The dismissive attitude towards my friend’s Canadian passport is similar to the diminutive attitude of Nadia Awad’s boss. They can’t see us. We have no shape that they are able, or willing, to recognize. In light of this, the questions of my French travel companions regarding Canadian cuisine weren’t meant to goad me, but to help them draw a better picture of Canada using traditional identifiers, in other words, by asking age-old questions. As Canadians we have neither the identifiers nor the answers they need.

We are, as blogger Areanna describes, fluid.

Does this mean we don’t have an identity? Of course not, Virginia Wolfe once observed that that the women of her time could be given identity only through negation. (What is female? Not male.) Does this mean that up until that point the female gender had no identity? Note to men: think very carefully before you answer this. Today we definitely know what is female. But whether we lay claim to any solid Canadianisms and establish a traditional identity is up for grabs. Some feel that it is not only irrelevant for us to do so, but it is better for us that we don’t.

Canadian architect Arthur Erickson, in his June 10, 1997, Globe and Mail article, “Our lack of national identity is our strength”, claims just that. “A lack of a traditional national identity will prove to be our strength in this century as the world moves toward a “humanity-wide consciousness.” By having “no history of cultural or political hegemony – almost no history at all to hinder us – we are welcomed over all other nations.
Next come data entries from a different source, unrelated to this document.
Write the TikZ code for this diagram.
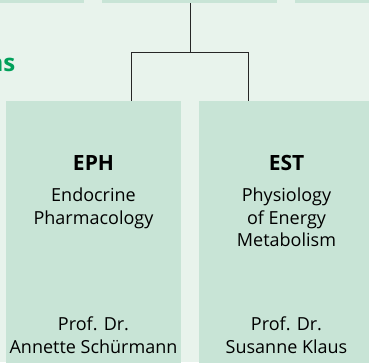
\documentclass[tikz,border=0pt]{standalone}
\usepackage{fontspec}
\setmainfont{Open Sans}
\usetikzlibrary{positioning}
\definecolor{bgmint}{RGB}{232,243,236}
\definecolor{boxmint}{RGB}{200,228,214}
\definecolor{headgreen}{RGB}{0,160,90}
\begin{document}
\begin{tikzpicture}[x=1pt, y=-1pt,
    unit/.style={fill=boxmint, draw=none, minimum width=175pt, inner sep=0pt},
    head/.style={font=\fontsize{21}{25}\selectfont\bfseries, anchor=base, inner sep=0pt},
    txt/.style={font=\fontsize{18}{22.5}\selectfont, align=center, anchor=base, inner sep=0pt},
    link/.style={draw=black!85, line width=0.9pt}]
    % Frame
    \fill[bgmint] (0,0) rectangle (369,362);
    \useasboundingbox (0,0) rectangle (369,362);
    \clip (0,0) rectangle (369,362);

    % Upper row
    \node[unit, minimum height=40pt] (left) at (-3.5,-17) {};
    \node[unit, minimum height=40pt] (board) at (189.5,-17) {};
    \node[unit, minimum height=40pt] (right) at (382.5,-17) {};
    \node[font=\fontsize{24}{28}\selectfont\bfseries, text=headgreen, anchor=base east, inner sep=0pt] (section) at (15.5,71.5) {ns};

    % Departments
    \node[unit, minimum height=280pt] (eph) at (93.5,241) {};
    \node[unit, minimum height=280pt] (est) at (286.5,241) {};

    % Tree
    \coordinate (fork) at (190,52.5);
    \draw[link] (board.south -| fork) -- (fork);
    \draw[link] (fork) -| ([xshift=38pt]eph.north);
    \draw[link] (fork) -| ([xshift=-38pt]est.north);

    % Labels (base = last line)
    \node[head] (ephhead) at (93.5,170) {EPH};
    \node[txt] (ephname) at (93.5,224) {Endocrine\\Pharmacology};
    \node[txt] (ephprof) at (93.5,353) {Prof. Dr.\\Annette Schürmann};
    \node[head] (esthead) at (286.5,170) {EST};
    \node[txt] (estname) at (286.5,246.5) {Physiology\\of Energy\\Metabolism};
    \node[txt] (estprof) at (286.5,353) {Prof. Dr.\\Susanne Klaus};
\end{tikzpicture}
\end{document}
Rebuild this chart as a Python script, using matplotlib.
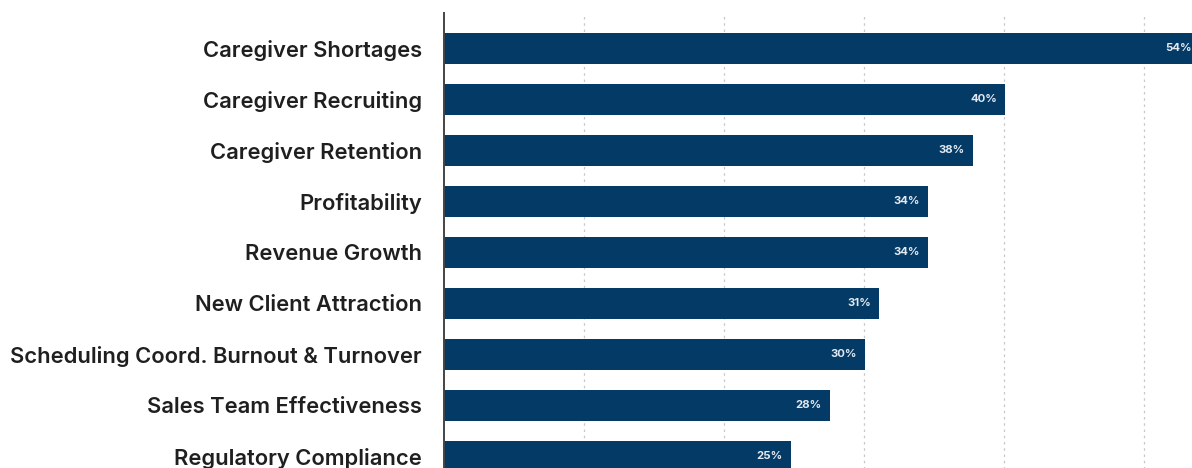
#!/usr/bin/env python3
"""Horizontal bar chart of top home care business challenges."""

import matplotlib.pyplot as plt
import numpy as np

categories = [
    "Caregiver Shortages",
    "Caregiver Recruiting",
    "Caregiver Retention",
    "Profitability",
    "Revenue Growth",
    "New Client Attraction",
    "Scheduling Coord. Burnout & Turnover",
    "Sales Team Effectiveness",
    "Regulatory Compliance",
]
# bar lengths as drawn (%), and the rounded labels printed on them
values = [54.0, 40.1, 37.8, 34.6, 34.6, 31.1, 30.1, 27.6, 24.8]
value_labels = ["54%", "40%", "38%", "34%", "34%", "31%", "30%", "28%", "25%"]

BAR_COLOR = "#033a66"
LABEL_COLOR = "#1f1f1f"
FONT = "Inter"


def main():
    W, H = 1192, 468
    fig = plt.figure(figsize=(W / 100, H / 100), dpi=100)

    # axes extends beyond the figure: the original is cropped on the right/bottom
    left_px, top_px = 444, 13
    px_per_pct = 14.0
    px_per_row = 51.0
    xmax = 60
    ylo, yhi = -0.69, 9.0
    ax_w = xmax * px_per_pct
    ax_h = (yhi - ylo) * px_per_row
    ax = fig.add_axes([left_px / W, 1 - (top_px + ax_h) / H, ax_w / W, ax_h / H])

    y = np.arange(len(categories))
    bars = ax.barh(y, values, height=0.61, color=BAR_COLOR, zorder=3)

    for bar, lab in zip(bars, value_labels):
        ax.text(bar.get_width() - 0.6, bar.get_y() + bar.get_height() / 2,
                lab, ha="right", va="center", color="#e3e9f0",
                fontsize=8.2, fontweight="bold", family=FONT, zorder=4)

    ax.set_xlim(0, xmax)
    ax.set_ylim(yhi, ylo)
    ax.set_yticks(y)
    ax.set_yticklabels(categories, fontsize=15.8, fontweight="semibold",
                       family=FONT, color=LABEL_COLOR)
    ax.tick_params(axis="y", length=0, pad=16)
    ax.set_xticks([10, 20, 30, 40, 50])
    ax.tick_params(axis="x", length=0, labelbottom=False)
    ax.grid(axis="x", color="#c8c8c8", linestyle=(0, (2, 3)), linewidth=0.9, zorder=0)

    for s in ("top", "right", "bottom"):
        ax.spines[s].set_visible(False)
    ax.spines["left"].set_color("#444444")
    ax.spines["left"].set_linewidth(1.4)
    ax.spines["left"].set_zorder(5)

    fig.savefig("out.png", dpi=100)
    plt.close(fig)


if __name__ == "__main__":
    main()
We are more open to, curious about, and perceptive of other cultures.” Erickson believes that in the future, “world economic issues rather than national interest will undermine the old paradigms.”

If we are to take Erickson’s stance, national identity, in the traditional sense, will eventually become a thing of the past. Without knowing it, Canadians might have taken the first step toward a global identity.

This curiosity and perceptiveness that Erickson mentions is taken one step further by Susan Delacourt. In her July 4th, 1998 Globe and Mail article, “Oh, say, can you see a Canadian identity?” describes Canadians as:

The world’s reigning experts at imagining how other people think and feel, even about us. We can put ourselves in somebody else’s shoes at the drop of a maple leaf…. Bilingualism, multiculturalism, and religious and political pluralism are all part of the complicated mix that we call Canadian society. They function with tolerance, but they flourish on empathy. People talk about Canada being an act of will. It may be more correct to say it’s an act of willingness. To be Canadian means to be willing to shrug off your own identity so you can imagine what it’s like to be someone else.

This willingness, Delacourt posits belongs to an attribute, which I mentioned earlier: “Sorry boys,” she states, “but Canada’s personality is showing characteristics that are typically associated with womanhood.”

Delacourt’s and Erickson’s ideas resonate even more in today’s post 9/11 world, where the need for tolerance, empathy, cooperation and fresh global perspectives is felt more than ever.

So, what is a Canadian?

The question I want to answer is: What is being a Canadian?

Being a Canadian is something new, a burgeoning art form where the aesthetic criteria to judge it has yet to emerge. This is especially true for young immigrants and people born here. It’s that aching need for new questions. It is, as Susan Delacourt quotes: an act of will; a new world perspective taking its first few steps, ever-so conscious of what it is doing and who is watching. Finally, being Canadian is to represent one bright possible future.